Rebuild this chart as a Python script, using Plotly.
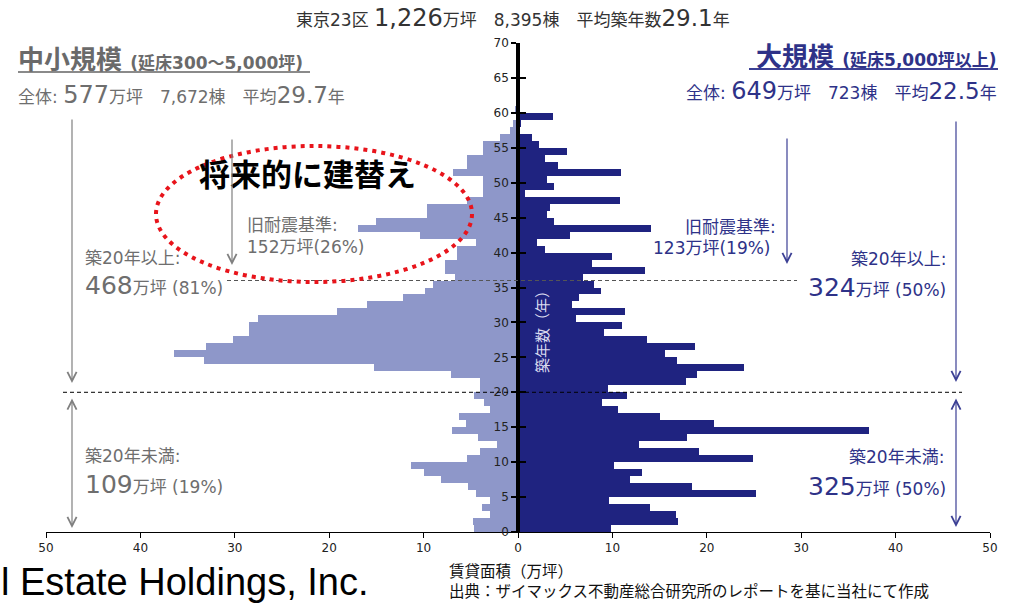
import plotly.graph_objects as go

# ---------------- data ----------------
ages = list(range(0, 61))  # 築年数 (years)
small_mid = [4.7, 4.8, 3.0, 3.8, 3.0, 4.5, 5.3, 8.2, 10.0, 11.3,
             5.4, 4.0, 2.2, 4.2, 7.0, 5.5, 6.2, 3.0, 3.6, 4.7,
             4.0, 4.0, 7.1, 15.3, 33.3, 36.4, 33.0, 30.2, 28.5, 28.5,
             27.5, 19.2, 16.0, 12.2, 9.8, 9.0, 6.7, 7.7, 7.7, 6.5,
             6.5, 4.5, 10.4, 16.9, 15.0, 9.6, 9.6, 5.4, 3.7, 3.7,
             3.7, 6.9, 5.4, 5.4, 3.7, 3.7, 1.9, 0.9, 0.5, 0.15, 0.3]
large = [9.8, 17.0, 16.7, 14.0, 9.6, 25.2, 18.4, 11.9, 13.1, 10.2,
         24.9, 19.2, 12.8, 17.9, 37.2, 20.8, 15.0, 10.6, 8.9, 11.5,
         9.5, 17.8, 19.0, 23.9, 16.8, 15.6, 18.7, 13.7, 9.1, 11.0,
         6.1, 11.3, 5.7, 6.5, 8.8, 8.1, 6.9, 13.5, 7.8, 10.0,
         2.9, 2.0, 5.5, 14.1, 3.8, 3.1, 3.4, 10.8, 0.7, 3.8,
         3.1, 10.9, 4.2, 2.9, 5.2, 2.2, 1.5, 0.0, 0.3, 3.7, 0.0]
x_tickvals = [-50, -40, -30, -20, -10, 0, 10, 20, 30, 40, 50]
x_ticktext = ["50", "40", "30", "20", "10", "0", "10", "20", "30", "40", "50"]
y_tickvals = [0, 5, 10, 15, 20, 25, 30, 35, 40, 45, 50, 55, 60, 65, 70]

LIGHT = "#8e97c9"
NAVY = "#1f2380"
GRAY_T = "#6e6e6e"
NAVY_T = "#2e3288"
JP = "DejaVu Sans, Noto Sans CJK JP"

# plot area in pixels
L, T, W, H = 46, 43, 944, 489


def px(x):
    return (x - L) / W


def py(y):
    return (T + H - y) / H


fig = go.Figure()
fig.add_bar(y=[a + 0.5 for a in ages], x=[-v for v in small_mid], orientation="h",
            width=1, marker=dict(color=LIGHT, line=dict(width=0)),
            name="中小規模", showlegend=False)
fig.add_bar(y=[a + 0.5 for a in ages], x=large, orientation="h",
            width=1, marker=dict(color=NAVY, line=dict(width=0)),
            name="大規模", showlegend=False)
# helper trace to carry the inner tick marks of the centre axis
fig.add_scatter(x=[0], y=[0], yaxis="y2", mode="markers",
                marker=dict(opacity=0), hoverinfo="skip", showlegend=False)

ann = []


def txt(x, y, text, size=17, color=GRAY_T, anchor="left", family=JP, angle=0, yanchor="middle"):
    ann.append(dict(x=px(x), y=py(y), xref="paper", yref="paper", text=text,
                    showarrow=False, xanchor=anchor, yanchor=yanchor, align="left",
                    textangle=angle, font=dict(size=size, color=color, family=family)))


def arrow(x, y_head, y_tail, color, both=False):
    d = dict(x=px(x), y=py(y_head), xref="paper", yref="paper", text="",
             showarrow=True, ax=0, ay=y_tail - y_head, arrowcolor=color,
             arrowhead=5, arrowsize=1.5, arrowwidth=1.2, standoff=0)
    if both:
        d.update(arrowside="end+start", startarrowhead=5, startarrowsize=1.5, startstandoff=0)
    ann.append(d)


big = "<span style='font-size:{}px'>{}</span>"

# header
txt(513, 18, "東京23区 " + big.format(24, "1,226") + "万坪　8,395棟　平均築年数"
    + big.format(23, "29.1") + "年", size=17, color="#333333", anchor="center")
# left block
txt(16, 60, "<b>中小規模</b> <b><span style='font-size:17px'>(延床300～5,000坪)</span></b>",
    size=26, color="#6a6a6a")
txt(16, 95, "全体: " + big.format(24, "577") + "万坪　7,672棟　平均" + big.format(23, "29.7") + "年",
    size=17, color=GRAY_T)
# right block
txt(999, 57, "<b>大規模</b> <b><span style='font-size:17px'>(延床5,000坪以上)</span></b>",
    size=26, color=NAVY_T, anchor="right")
txt(999, 91, "全体: " + big.format(24, "649") + "万坪　723棟　平均" + big.format(23, "22.5") + "年",
    size=17, color=NAVY_T, anchor="right")

txt(307, 172, "<b>将来的に建替え</b>", size=31, color="#000000", anchor="center",
    family="Noto Sans CJK JP")

txt(245, 225, "旧耐震基準:", size=17, color=GRAY_T)
txt(245, 247, "152万坪(26%)", size=17, color=GRAY_T)
txt(83, 258, "築20年以上:", size=17, color=GRAY_T)
txt(83, 285, big.format(25, "468") + "万坪 (81%)", size=17, color=GRAY_T)
txt(83, 456, "築20年未満:", size=17, color=GRAY_T)
txt(83, 484, big.format(25, "109") + "万坪 (19%)", size=17, color=GRAY_T)

txt(778, 227, "旧耐震基準:", size=17, color=NAVY_T, anchor="right")
txt(773, 248, "123万坪(19%)", size=17, color=NAVY_T, anchor="right")
txt(948, 259, "築20年以上:", size=17, color=NAVY_T, anchor="right")
txt(948, 287, big.format(25, "324") + "万坪 (50%)", size=17, color=NAVY_T, anchor="right")
txt(946, 457, "築20年未満:", size=17, color=NAVY_T, anchor="right")
txt(948, 486, big.format(25, "325") + "万坪 (50%)", size=17, color=NAVY_T, anchor="right")

txt(541, 328, "築年数（年）", size=15, color="#dcdcf0", anchor="center",
    family="Noto Sans CJK JP", angle=-90)
# x-axis title and source note (two lines, one block)
txt(447, 603, "賃貸面積（万坪）<br>出典：ザイマックス不動産総合研究所のレポートを基に当社にて作成",
    size=15.5, color="#111111", family="Noto Sans CJK JP", yanchor="bottom")
txt(-1, 582, "l Estate Holdings, Inc.", size=38, color="#000000", family="Liberation Sans")

# arrows
arrow(72, 383, 118, "#808080")
arrow(72, 528, 397, "#808080", both=True)
arrow(232, 265, 138, "#808080")
arrow(787, 264, 137, "#3c4095")
arrow(956, 382, 120, "#3c4095")
arrow(956, 527, 397, "#3c4095", both=True)

shapes = [
    # 築20年 boundary
    dict(type="line", xref="paper", yref="y", x0=px(63), x1=px(962), y0=20, y1=20,
         line=dict(color="#000000", width=1, dash="4px,3px")),
    # 旧耐震 boundary
    dict(type="line", xref="paper", yref="y", x0=px(227), x1=px(797), y0=36, y1=36,
         line=dict(color="#555555", width=1, dash="4px,3px")),
    # red dotted ellipse
    dict(type="circle", xref="paper", yref="paper", x0=px(156), x1=px(472),
         y0=py(282), y1=py(146), line=dict(color="#e8141b", width=4, dash="4px,5px")),
    # underlines of the titles
    dict(type="line", xref="paper", yref="paper", x0=px(18), x1=px(310), y0=py(72), y1=py(72),
         line=dict(color="#8a8a8a", width=2)),
    dict(type="line", xref="paper", yref="paper", x0=px(749), x1=px(998), y0=py(69), y1=py(69),
         line=dict(color="#3c4095", width=2)),
]

fig.update_layout(
    width=1015, height=603,
    margin=dict(l=L, r=1015 - L - W, t=T, b=603 - T - H),
    paper_bgcolor="white", plot_bgcolor="white",
    barmode="relative", bargap=0,
    xaxis=dict(range=[-50, 50], tickvals=x_tickvals, ticktext=x_ticktext,
               showline=True, linecolor="#000000", linewidth=1, ticks="outside",
               ticklen=5, tickcolor="#000000", showgrid=False, zeroline=False,
               tickfont=dict(size=12, color="#222222", family="DejaVu Sans"), fixedrange=True),
    yaxis=dict(range=[0, 70], tickvals=y_tickvals, anchor="free", position=0.5,
               showline=True, linecolor="#000000", linewidth=3.5, ticks="outside",
               ticklen=5, tickwidth=2, tickcolor="#000000", showgrid=False, zeroline=False,
               tickfont=dict(size=12, color="#222222", family="DejaVu Sans")),
    yaxis2=dict(range=[0, 70], tickvals=y_tickvals, overlaying="y", anchor="free",
                position=0.5, side="left", showline=False, ticks="inside", ticklen=7,
                tickwidth=2, tickcolor="#000000", showticklabels=False,
                showgrid=False, zeroline=False),
    annotations=ann, shapes=shapes,
)

fig.write_html("out.html")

────────────────────

**Instruction**. Reproduce the data above word for word from its first line through the line that holds "import plotly.graph_objects as go", both ends included; skip pictures.

**Worked solution**.
Rebuild this chart as a Python script, using Plotly.
import plotly.graph_objects as go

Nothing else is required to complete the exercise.